Junior, Immanuel and their six companions aren’t paid by the government or any kind of private company. Instead, they ask the drivers for money, and receive it in tiny increments: 10 pesewas, 50 pesewas, the occasional one or two cedi note. It’s a sort of gift economy; they provide a public service, and the appreciative public voluntarily pays. On a good day, Junior tells me, he might make 20 cedis. Other days it’s 12 or 15. “It’s just chop money,” he says.

Each of the brothers is helping to support a wife and two children. They also drive cars occasionally to make money, and they are saving to buy their own taxi. Sometimes, Immanuel says, they are sponsored — a company gives them money to wear T-shirts advertising its brand. He points to his bright yellow T-shirt advertising Ashfoam, a local mattress manufacturer. Apparently, Ashfoam gave them T-shirts, but no money.

East Legon is a wealthy suburb, and the brothers, who themselves have lived for more than ten years in plywood shacks they constructed themselves on a vacant lot on Spintex, are very aware of that fact.

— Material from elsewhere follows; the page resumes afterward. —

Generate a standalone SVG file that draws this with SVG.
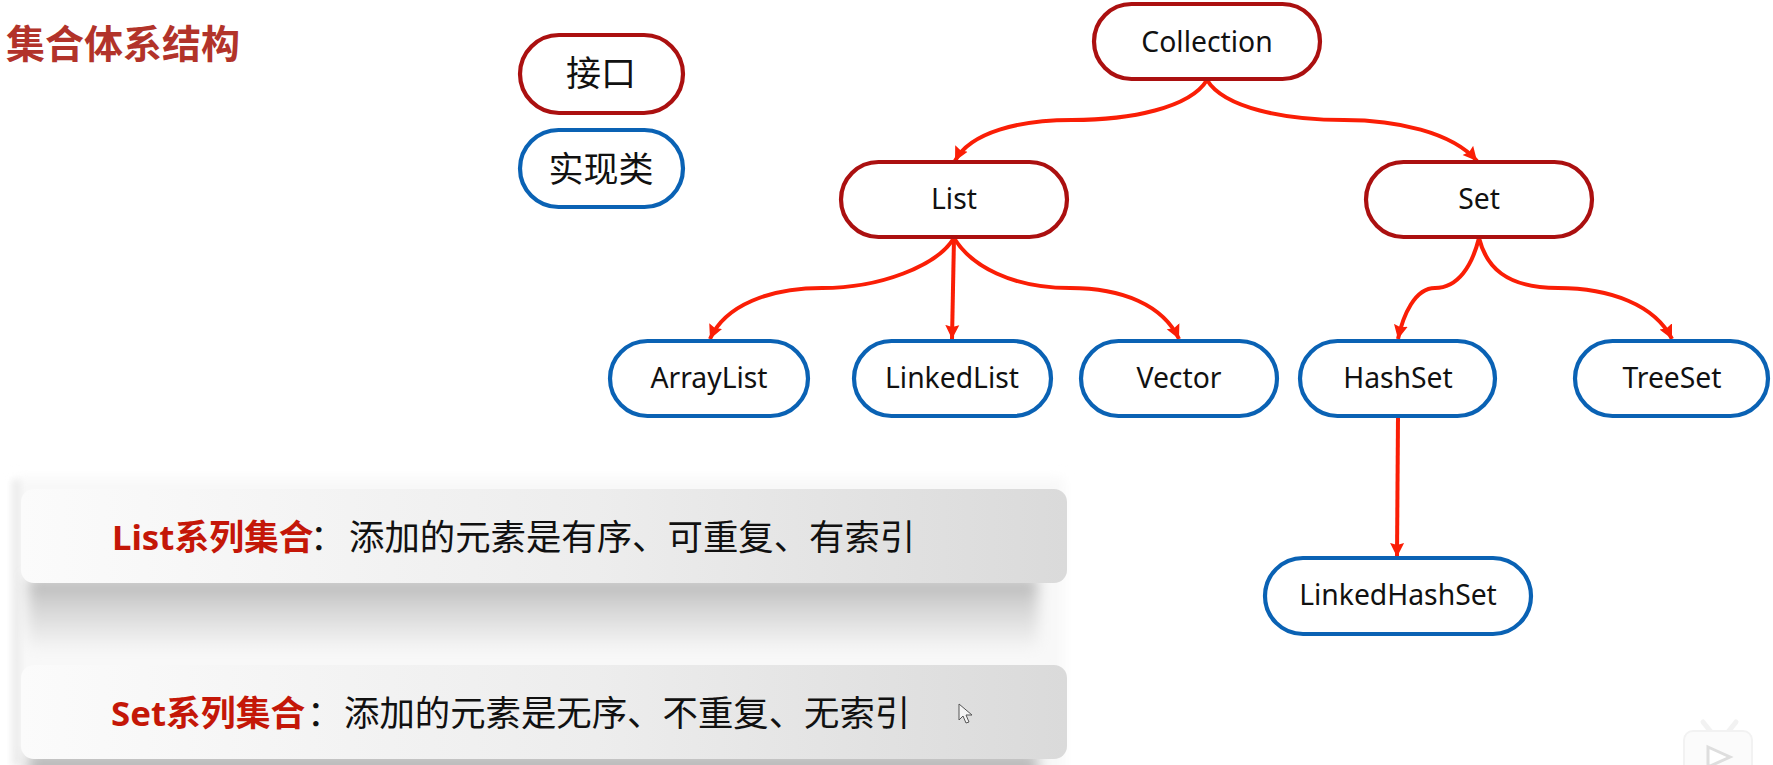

They see the fancy cars – Toyotas, BMWs, Benzes, “even Range Rovers” – and the “big men” driving by in them. Many of them occasionally give the brothers money. Those who never give them money, though, they rattle off; I recognize the names of political, religious and business leaders. “They go fit pass,” he adds, “they no dey give us nothing.” These men are quietly keeping tabs on the relative generosity of Accra’s elite.

The informal team of traffic cops at the entrance to the tunnel.

They started this work soon after the tunnel opened, in 1994, when the route was still a small, unpaved road linking a sparsely populated suburb to a sparsely occupied commercial road. Their oldest brother, Kofi, had recently moved to Accra from Hohoe, a small town in the northern Volta Region. Soon after he, alone, started directing the traffic here and making money from the work, he called for his brothers to come and join him in Accra. Eventually, a total of six of the brothers came to work at the bridge. Three others joined them, though one recently died in an altercation with an armed robber.

There were rumors for a long time that the men directing traffic at the Spintex Bridge were also responsible for a spate of armed robberies. Sometimes, other people come at night to take over when Immanuel and Junior’s group leaves; these men got a bad reputation. “There appear to be two sets of people who man the tunnel,” a friend of mine who resides in East Legon told me. “There’s a good set and a bad set. The bad set reached into my stepmother’s open window and stole her handbag once, at night when she was passing though.”

During this rash of thefts, the brothers tell me, they were originally suspects, and the police tried to drive them out. Junior says that in fact the brothers tried to keep the robbers away; a sensible move, since whispers of thievery would drive away their business. One of the robbers, frustrated by their crime-inhibiting presence, chased the now-deceased man with a cutlass, forcing him to dash onto the highway, where he was hit by a car.

Now things seem to have calmed down, and the police have come to trust this little group of eight private public servants, even occasionally giving them a bit of money. “We direct the cars to avoid accidents,” Junior says. Two cars could collide in the tunnel. “We dey solve that problem [for the police].”

Public service is actually a whole sector of informal work in Accra. In construction zones where traffic is reduced to one lane, you’ll find young men directing the flow of vehicles for bits of spare change. Unregulated intersections can become tangles of traffic during rush hour unless a policeman or one of these informal traffic cops comes to sort it out. When the power goes out – “dum so, dum so,” as people joke or resignedly sigh, which literally translates as “on off, on off” – traffic lights often go dark with it. Men like these help out, earning a few pesewas from a grateful public along the way.

Recently, when I was riding in a friend’s old truck, we broke down at one of the busiest traffic interchanges in the city, right beside Accra Mall. Ghana’s informal Triple-A kicked right in. A man dashed up to help us, bringing cardboard for my friend to lie on as he looked under the car, then jogged off to fetch a mechanic. Our first responder earned himself a few cedis that way, in addition to the bits of change he gets from helping cars navigate the thick, immovable traffic jam that always forms there between five and seven in the evening.

These first responders and traffic directors are never far away in Accra, always eager to help out. They rarely demand money, and I’ve had plenty of people happily help me even when I haven’t given out cash, and some have even refused payment. But enough are able to earn a bit of money for their kindness. As Immanuel explains to me,“Some days, they no get money. Others days, they give money.” Both brothers wish, though, that they would be officially hired by the government, paid a salary, given uniforms and attendant respect for the service they provide. As Junior says, before he runs down the hill to wave through the waiting traffic, “We help the nation.”